Written task
In the material below, please retype the lines from the very first through the one with "var FONT = 'Liberation", exactly and without pictures.
══════════
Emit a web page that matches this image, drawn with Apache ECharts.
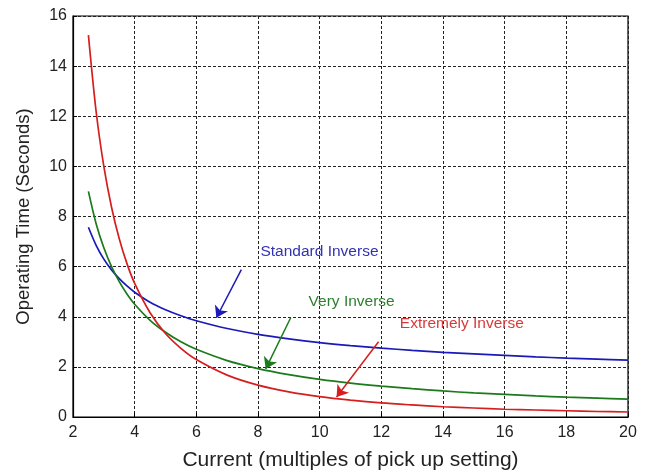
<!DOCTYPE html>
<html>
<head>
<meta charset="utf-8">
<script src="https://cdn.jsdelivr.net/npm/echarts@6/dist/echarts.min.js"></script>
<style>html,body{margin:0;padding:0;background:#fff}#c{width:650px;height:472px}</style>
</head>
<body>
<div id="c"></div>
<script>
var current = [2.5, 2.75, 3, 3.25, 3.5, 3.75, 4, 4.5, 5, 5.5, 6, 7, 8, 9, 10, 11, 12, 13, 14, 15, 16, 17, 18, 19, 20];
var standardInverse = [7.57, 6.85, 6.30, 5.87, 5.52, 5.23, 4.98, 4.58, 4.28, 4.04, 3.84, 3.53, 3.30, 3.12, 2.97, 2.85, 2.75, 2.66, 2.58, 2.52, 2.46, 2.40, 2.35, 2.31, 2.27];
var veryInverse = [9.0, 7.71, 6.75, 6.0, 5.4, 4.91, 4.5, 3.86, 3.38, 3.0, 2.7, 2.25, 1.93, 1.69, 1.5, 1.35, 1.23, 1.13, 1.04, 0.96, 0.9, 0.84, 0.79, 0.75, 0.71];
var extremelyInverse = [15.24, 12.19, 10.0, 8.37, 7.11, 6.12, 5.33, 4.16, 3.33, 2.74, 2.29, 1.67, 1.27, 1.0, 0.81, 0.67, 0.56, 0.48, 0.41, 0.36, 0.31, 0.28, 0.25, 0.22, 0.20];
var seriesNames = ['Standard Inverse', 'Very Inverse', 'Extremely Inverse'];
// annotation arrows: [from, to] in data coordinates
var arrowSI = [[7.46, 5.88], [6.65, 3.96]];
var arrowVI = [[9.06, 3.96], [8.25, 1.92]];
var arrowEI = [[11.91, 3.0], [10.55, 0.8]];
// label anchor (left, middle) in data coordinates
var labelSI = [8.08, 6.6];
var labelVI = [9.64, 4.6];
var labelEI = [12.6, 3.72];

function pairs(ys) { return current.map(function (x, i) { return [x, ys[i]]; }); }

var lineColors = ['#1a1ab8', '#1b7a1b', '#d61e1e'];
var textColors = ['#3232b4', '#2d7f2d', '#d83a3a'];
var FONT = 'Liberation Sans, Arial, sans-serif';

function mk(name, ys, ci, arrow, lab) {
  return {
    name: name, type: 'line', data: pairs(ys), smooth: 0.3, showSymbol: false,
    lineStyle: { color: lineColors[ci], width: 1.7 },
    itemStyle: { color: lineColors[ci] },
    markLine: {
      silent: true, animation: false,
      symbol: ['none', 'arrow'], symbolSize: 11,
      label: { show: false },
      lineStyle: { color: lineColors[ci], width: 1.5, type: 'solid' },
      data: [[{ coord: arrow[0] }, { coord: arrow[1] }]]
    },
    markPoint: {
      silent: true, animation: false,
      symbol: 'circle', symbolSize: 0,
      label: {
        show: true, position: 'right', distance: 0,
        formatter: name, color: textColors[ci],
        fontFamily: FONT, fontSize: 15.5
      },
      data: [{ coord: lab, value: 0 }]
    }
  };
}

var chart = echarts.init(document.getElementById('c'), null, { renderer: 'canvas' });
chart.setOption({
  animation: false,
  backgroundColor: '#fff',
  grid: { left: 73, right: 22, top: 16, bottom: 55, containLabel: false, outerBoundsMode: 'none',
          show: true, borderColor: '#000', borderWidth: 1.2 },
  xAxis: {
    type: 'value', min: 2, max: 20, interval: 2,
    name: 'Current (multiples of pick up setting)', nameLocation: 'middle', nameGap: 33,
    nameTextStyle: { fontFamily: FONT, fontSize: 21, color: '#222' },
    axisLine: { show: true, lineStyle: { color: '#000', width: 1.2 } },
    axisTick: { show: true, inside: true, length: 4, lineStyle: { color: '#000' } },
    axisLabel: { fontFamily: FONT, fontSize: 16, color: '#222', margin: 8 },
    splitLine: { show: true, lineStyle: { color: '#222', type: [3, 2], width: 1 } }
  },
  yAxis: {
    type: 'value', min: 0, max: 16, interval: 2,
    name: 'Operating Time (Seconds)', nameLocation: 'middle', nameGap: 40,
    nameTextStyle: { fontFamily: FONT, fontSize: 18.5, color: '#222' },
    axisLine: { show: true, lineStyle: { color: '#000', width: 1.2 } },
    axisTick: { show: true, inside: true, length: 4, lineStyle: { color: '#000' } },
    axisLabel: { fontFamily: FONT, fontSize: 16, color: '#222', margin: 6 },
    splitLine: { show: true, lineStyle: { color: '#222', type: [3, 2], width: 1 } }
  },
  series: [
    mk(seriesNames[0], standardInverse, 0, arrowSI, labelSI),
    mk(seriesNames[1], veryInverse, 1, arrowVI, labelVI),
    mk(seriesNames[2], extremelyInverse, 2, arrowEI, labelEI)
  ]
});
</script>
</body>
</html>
══════════
Expected answer
Emit a web page that matches this image, drawn with Apache ECharts.
<!DOCTYPE html>
<html>
<head>
<meta charset="utf-8">
<script src="https://cdn.jsdelivr.net/npm/echarts@6/dist/echarts.min.js"></script>
<style>html,body{margin:0;padding:0;background:#fff}#c{width:650px;height:472px}</style>
</head>
<body>
<div id="c"></div>
<script>
var current = [2.5, 2.75, 3, 3.25, 3.5, 3.75, 4, 4.5, 5, 5.5, 6, 7, 8, 9, 10, 11, 12, 13, 14, 15, 16, 17, 18, 19, 20];
var standardInverse = [7.57, 6.85, 6.30, 5.87, 5.52, 5.23, 4.98, 4.58, 4.28, 4.04, 3.84, 3.53, 3.30, 3.12, 2.97, 2.85, 2.75, 2.66, 2.58, 2.52, 2.46, 2.40, 2.35, 2.31, 2.27];
var veryInverse = [9.0, 7.71, 6.75, 6.0, 5.4, 4.91, 4.5, 3.86, 3.38, 3.0, 2.7, 2.25, 1.93, 1.69, 1.5, 1.35, 1.23, 1.13, 1.04, 0.96, 0.9, 0.84, 0.79, 0.75, 0.71];
var extremelyInverse = [15.24, 12.19, 10.0, 8.37, 7.11, 6.12, 5.33, 4.16, 3.33, 2.74, 2.29, 1.67, 1.27, 1.0, 0.81, 0.67, 0.56, 0.48, 0.41, 0.36, 0.31, 0.28, 0.25, 0.22, 0.20];
var seriesNames = ['Standard Inverse', 'Very Inverse', 'Extremely Inverse'];
// annotation arrows: [from, to] in data coordinates
var arrowSI = [[7.46, 5.88], [6.65, 3.96]];
var arrowVI = [[9.06, 3.96], [8.25, 1.92]];
var arrowEI = [[11.91, 3.0], [10.55, 0.8]];
// label anchor (left, middle) in data coordinates
var labelSI = [8.08, 6.6];
var labelVI = [9.64, 4.6];
var labelEI = [12.6, 3.72];

function pairs(ys) { return current.map(function (x, i) { return [x, ys[i]]; }); }

var lineColors = ['#1a1ab8', '#1b7a1b', '#d61e1e'];
var textColors = ['#3232b4', '#2d7f2d', '#d83a3a'];
var FONT = 'Liberation Sans, Arial, sans-serif';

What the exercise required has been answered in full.